May 8, 2006

Luxury and privilege

Looking in on Congress from time to time, one sees them caving again and again to corporate lobbyists at the expense of the present or future public interest. The problem seems simple: the overwhelming majority of those we elect won't ever seriously risk losing luxury or privilege. Since money buys luxury and privilege, money buys them. Some countries tried to solve that problem by designating as rulers people who had a natural and automatic claim to luxury and privilege-- a hereditary aristocracy. We can sometimes achieve the same result in the U.S. by electing someone very rich to high office. But overall, none of these solutions has worked very well, and the record is dismal.
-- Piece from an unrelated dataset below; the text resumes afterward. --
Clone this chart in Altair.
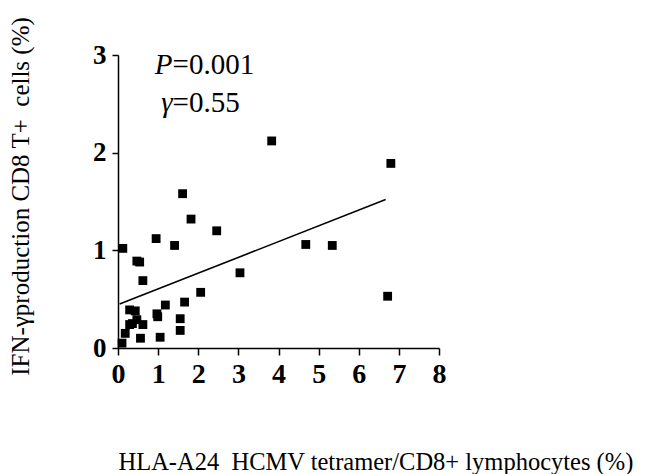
import altair as alt
import pandas as pd

# Scatter data
xs = [0.12, 0.10, 0.18, 0.29, 0.29, 0.36, 0.43, 0.47, 0.47, 0.54, 0.62, 0.62, 0.56,
      0.95, 0.99, 0.97, 1.05, 1.18, 1.41, 1.55, 1.55, 1.61, 1.66, 1.82, 2.06, 2.46,
      3.04, 3.83, 4.68, 5.34, 6.72, 6.80]
ys = [1.02, 0.05, 0.15, 0.24, 0.39, 0.25, 0.38, 0.29, 0.89, 0.88, 0.69, 0.24, 0.10,
      1.12, 0.32, 0.35, 0.11, 0.44, 1.05, 0.30, 0.18, 1.58, 0.47, 1.32, 0.57, 1.20,
      0.77, 2.12, 1.06, 1.05, 0.53, 1.89]

# Regression line endpoints
line_x = [0.04, 6.67]
line_y = [0.45, 1.52]

x_ticks = [0, 1, 2, 3, 4, 5, 6, 7, 8]
y_ticks = [0, 1, 2, 3]

ann_italic = ["P", "\u03b3"]
ann_rest = ["=0.001", "=0.55"]
ann_x = [1.36, 1.36]
ann_y = [2.81, 2.42]

pts = pd.DataFrame({"x": xs, "y": ys})
ln = pd.DataFrame({"x": line_x, "y": line_y})
ann = pd.DataFrame({"it": ann_italic, "rest": ann_rest, "x": ann_x, "y": ann_y})

SERIF = "Liberation Serif, Times New Roman, serif"

xscale = alt.Scale(domain=[0, 8], nice=False, zero=True)
yscale = alt.Scale(domain=[0, 3], nice=False, zero=True)

xaxis = alt.Axis(
    values=x_ticks, format="d", grid=False,
    title="HLA-A24\u00a0\u00a0HCMV tetramer/CD8+ lymphocytes (%)",
    titleFont=SERIF, titleFontSize=24.5, titleFontWeight="normal", titleColor="black",
    titleX=0, titleY=121, titleAlign="left", titleBaseline="alphabetic", titleAnchor="start",
    labelFont=SERIF, labelFontSize=28, labelFontWeight="bold", labelColor="black",
    labelPadding=5, tickSize=7, tickWidth=1.5, tickColor="black",
    domainColor="black", domainWidth=1.5, labelFlush=False,
)
yaxis = alt.Axis(
    values=y_ticks, format="d", grid=False,
    title="IFN-\u03b3production CD8 T+\u00a0\u00a0cells (%)",
    titleFont=SERIF, titleFontSize=25, titleFontWeight="normal", titleColor="black",
    titleX=-98, titleY=141, titleAngle=270, titleAlign="center", titleBaseline="middle", titleAnchor="start",
    labelFont=SERIF, labelFontSize=27, labelFontWeight="bold", labelColor="black",
    labelPadding=6, tickSize=6, tickWidth=1.5, tickColor="black",
    domainColor="black", domainWidth=1.5, labelFlush=False,
)

points = alt.Chart(pts).mark_point(shape="square", filled=True, size=78, color="black", opacity=1).encode(
    x=alt.X("x:Q", scale=xscale, axis=xaxis),
    y=alt.Y("y:Q", scale=yscale, axis=yaxis),
)

reg = alt.Chart(ln).mark_line(color="black", strokeWidth=1.6).encode(
    x=alt.X("x:Q", scale=xscale),
    y=alt.Y("y:Q", scale=yscale),
)

t_it = alt.Chart(ann).mark_text(font=SERIF, fontSize=29, fontStyle="italic", align="right",
                                baseline="alphabetic", color="black").encode(
    x=alt.X("x:Q", scale=xscale), y=alt.Y("y:Q", scale=yscale), text="it:N")
t_rest = alt.Chart(ann).mark_text(font=SERIF, fontSize=29, align="left",
                                  baseline="alphabetic", color="black").encode(
    x=alt.X("x:Q", scale=xscale), y=alt.Y("y:Q", scale=yscale), text="rest:N")

chart = alt.layer(points, reg, t_it, t_rest).properties(
    width=321, height=293,
    autosize=alt.AutoSizeParams(type="none"),
    padding={"left": 110, "top": 47, "right": 198, "bottom": 126},
    background="white",
).configure_view(stroke=None)

chart.save("out.html", embed_options={"renderer": "svg", "actions": False})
There's another odd corollary: people who can't imagine giving up their extraordinary comforts and privileges also cannot imagine that other people would ever seriously revise downward their much more modest ways of living. That interjects hopelessness into discussions of fuel conservation and sustainable living.
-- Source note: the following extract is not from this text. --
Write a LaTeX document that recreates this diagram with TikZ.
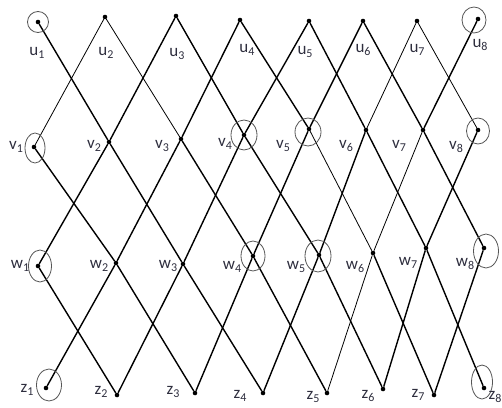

I think Plato had it right. The political problem is to give the leadership something to do that they like better than wallowing in luxury and exercising privilege. In a representative government, the problem becomes: giving lots of people an alternative source of motivation. But Plato ran into a terrible problem: the activity he chose, philosophic contemplation, required a 30 -40 year training period to get established. The state had to be turned into an education machine to produce rulers capable of being disinterested. And, of course, self-interested rulers have no motivation whatever to produce that sort of a system. That's the line of thought that made Plato into an implicit revolutionary, in some important ways also an implicit terrorist.

Our job as philosophers and as political actors is to find a solution to the political problem as Plato defines it in the Republic. The playing field hasn't changed in any important way.